The first step is to ensure that all the states in the federation domesticate the Child Rights Acts and ensure it is implemented. Government at all levels should treat with utmost priority issues that concern children and ensure they enact laws that protect children in all ramifications, such that anyone that defaults in this regard should face the music. There should be no sacred cows. No one should be too big to evade prosecution and if found guilty should be punished accordingly. I also think that government should support child abuse NGOs and work with them to ensure that the prevalence is significantly reduced.
Have your books made any impact, to save children from the menace?
Absolutely, the feedbacks I get from both parents and children are phenomenal. Parents tell me it has equipped them with the right information on how to keep their children safe and how their relationship with their children improved greatly after reading my books. And more heart-warming would be from the plethora of children who have told me how their lives have changed for the better after reading my books. My books are in use in primary and secondary schools in Nigeria and one of them is recommended for use in the Junior WAEC.

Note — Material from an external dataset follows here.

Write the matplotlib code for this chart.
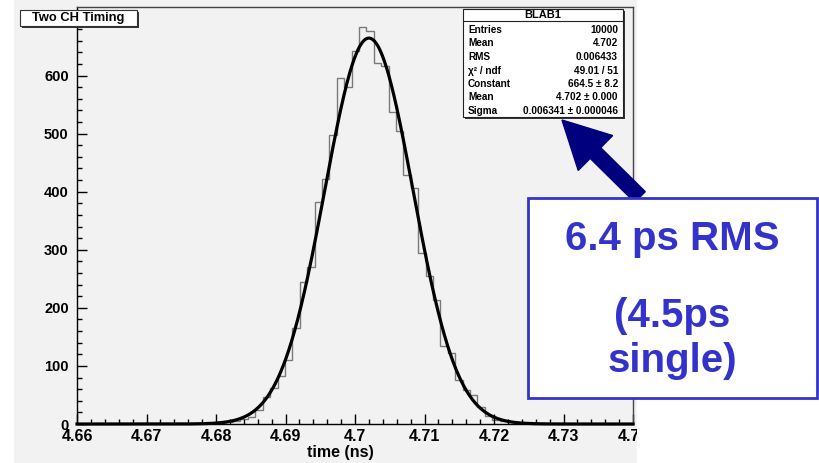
import numpy as np
import matplotlib
matplotlib.use("Agg")
import matplotlib.pyplot as plt
from matplotlib.patches import Rectangle, FancyArrow
from matplotlib.ticker import MultipleLocator

plt.rcParams["font.family"] = ["Liberation Sans", "DejaVu Sans"]
plt.rcParams["font.weight"] = "bold"

# -----------------------------
# Data
# -----------------------------
FIRST_EDGE = 4.6782      # ns, left edge of first listed bin
BIN_WIDTH = 0.001065     # ns
counts = [0, 1, 2, 3, 5, 8, 12, 24, 46, 62, 82, 110, 165, 245, 271, 383, 422,
          497, 596, 580, 642, 684, 676, 622, 616, 538, 504, 429, 406, 294, 254,
          214, 135, 122, 76, 59, 50, 29, 13, 7, 5, 3, 2, 1, 1, 0]

# gaussian fit parameters (from the stats box)
FIT_CONST = 664.5
FIT_MEAN = 4.702
FIT_SIGMA = 0.006341

x_ticks = [4.66, 4.67, 4.68, 4.69, 4.70, 4.71, 4.72, 4.73, 4.74]
x_ticklabels = ["4.66", "4.67", "4.68", "4.69", "4.7", "4.71", "4.72", "4.73", "4.74"]
y_ticks = [0, 100, 200, 300, 400, 500, 600, 700]
y_ticklabels = ["0", "100", "200", "300", "400", "500", "600", ""]  # 700 hidden under title box

hist_name = "BLAB1"
stat_names = ["Entries", "Mean", "RMS", "\u03c7\u00b2 / ndf", "Constant", "Mean", "Sigma"]
stat_values = ["10000", "4.702", "0.006433", "49.01 / 51", "664.5 \u00b1 8.2",
               "4.702 \u00b1 0.000", "0.006341 \u00b1 0.000046"]

PAD_GRAY = "#f2f2f2"
NOTE_BLUE = "#3333cc"
ARROW_NAVY = "#00007f"

W, H = 819, 463
fig = plt.figure(figsize=(W / 100, H / 100), dpi=100)
fig.patch.set_facecolor("white")

# pad background
fig.add_artist(Rectangle((14 / W, 0), 623 / W, 1, transform=fig.transFigure,
                         facecolor=PAD_GRAY, edgecolor="none", zorder=-5))

# main frame: x 77..633 px, y 7..424 px (from top)
ax = fig.add_axes([77 / W, (H - 424) / H, 556 / W, 417 / H])
ax.set_facecolor(PAD_GRAY)

edges = FIRST_EDGE + BIN_WIDTH * np.arange(len(counts) + 1)
ax.stairs(counts, edges, baseline=0, color="#7a7a7a", lw=1.0)

xf = np.linspace(4.66, 4.74, 800)
yf = FIT_CONST * np.exp(-0.5 * ((xf - FIT_MEAN) / FIT_SIGMA) ** 2)
ax.plot(xf, yf, color="black", lw=2.3, clip_on=False, zorder=3)

ax.set_xlim(4.66, 4.74)
ax.set_ylim(0, 718)
ax.set_xticks(x_ticks)
ax.set_xticklabels(x_ticklabels)
ax.set_yticks(y_ticks)
ax.set_yticklabels(y_ticklabels)
ax.xaxis.set_minor_locator(MultipleLocator(0.002))
ax.yaxis.set_minor_locator(MultipleLocator(20))
ax.tick_params(which="both", direction="in", top=False, right=False, color="black")
ax.tick_params(which="major", length=7.5, width=1)
ax.tick_params(which="minor", length=3.6, width=1)
ax.tick_params(axis="x", labelsize=11.5, pad=3.5)
ax.tick_params(axis="y", labelsize=10.5, pad=6)
for lab in ax.get_xticklabels() + ax.get_yticklabels():
    lab.set_fontweight("bold")

for side in ["left", "bottom"]:
    ax.spines[side].set_color("black")
    ax.spines[side].set_linewidth(1.0)
for side in ["top", "right"]:
    ax.spines[side].set_color("#444444")
    ax.spines[side].set_linewidth(1.0)

ax.set_xlabel("time (ns)", fontsize=11.5, fontweight="bold")
ax.xaxis.set_label_coords(0.473, -0.05)

# overlay in pixel coordinates for boxes and annotation
ov = fig.add_axes([0, 0, 1, 1], zorder=5)
ov.set_xlim(0, W)
ov.set_ylim(H, 0)
ov.axis("off")

# crop to the right of the pad
ov.add_patch(Rectangle((637, 0), W - 637, H, facecolor="white", edgecolor="none", zorder=0))

# title box
ov.add_patch(Rectangle((22, 12), 117, 16, facecolor="#333333", edgecolor="none", zorder=1))
ov.add_patch(Rectangle((20, 10), 117, 16, facecolor="white", edgecolor="#333333", lw=0.8, zorder=2))
ov.text(78.5, 18.5, "Two CH Timing", fontsize=9.3, fontweight="bold", ha="center", va="center", zorder=3)

# stats box
ov.add_patch(Rectangle((465, 11), 160, 108, facecolor="#333333", edgecolor="none", zorder=1))
ov.add_patch(Rectangle((463, 9), 160, 108, facecolor="white", edgecolor="#222222", lw=0.8, zorder=2))
ov.plot([463, 623], [21, 21], color="#222222", lw=0.8, zorder=3)
ov.text(543, 15.5, hist_name, fontsize=8, fontweight="bold", ha="center", va="center", zorder=3)
for i, (nm, val) in enumerate(zip(stat_names, stat_values)):
    yy = 30 + i * 13.5
    ov.text(468, yy, nm, fontsize=7.2, fontweight="bold", ha="left", va="center", zorder=3)
    ov.text(618, yy, val, fontsize=7.2, fontweight="bold", ha="right", va="center", zorder=3)

# arrow to the sigma entry
ov.add_patch(FancyArrow(640, 197, -78, -77, width=15, head_width=49, head_length=47,
                        length_includes_head=True, color=ARROW_NAVY, zorder=4))

# annotation box
ov.add_patch(Rectangle((528, 198), 289, 200, facecolor="white", edgecolor=NOTE_BLUE, lw=2, zorder=5))
ov.text(672.5, 250, "6.4 ps RMS", fontsize=29, fontweight="bold", color=NOTE_BLUE,
        ha="center", va="baseline", zorder=6)
ov.text(672.5, 327, "(4.5ps", fontsize=29, fontweight="bold", color=NOTE_BLUE,
        ha="center", va="baseline", zorder=6)
ov.text(672.5, 372, "single)", fontsize=29, fontweight="bold", color=NOTE_BLUE,
        ha="center", va="baseline", zorder=6)

fig.savefig("out.png", dpi=100, facecolor=fig.get_facecolor())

How was growing up for you? Share with us the family background that propelled you to where you are today.
I had a good childhood but wished my dad was more present in our lives. He was busy during my formative years and I remember I usually wished he was more available. My mum tried her best to make up for his absence, especially at school events but I still wished he was more available. This is why I emphasise that both father and mother should try and be fully involved in their child›s welfare and not just financial.
That said, my dad influenced me so much to become the writer that I am. He made me love to read as he would read newspapers and other educational materials and give them to me. We always held very logical conversations and I think this influenced me greatly to love writing. As a child, I wrote many books that I can’t find today. My mum on the other hand, influenced me to become the very kind person and humanitarian person that I am today. She loved and still loves to help people especially the less privileged.
If you weren’t a doctor, what would you have loved to be and why?
Maybe a teacher because I absolutely love children and want them to live right and purposefully. Then, again, l love to see children safe from any form of harm as they grow to achieve their potentials.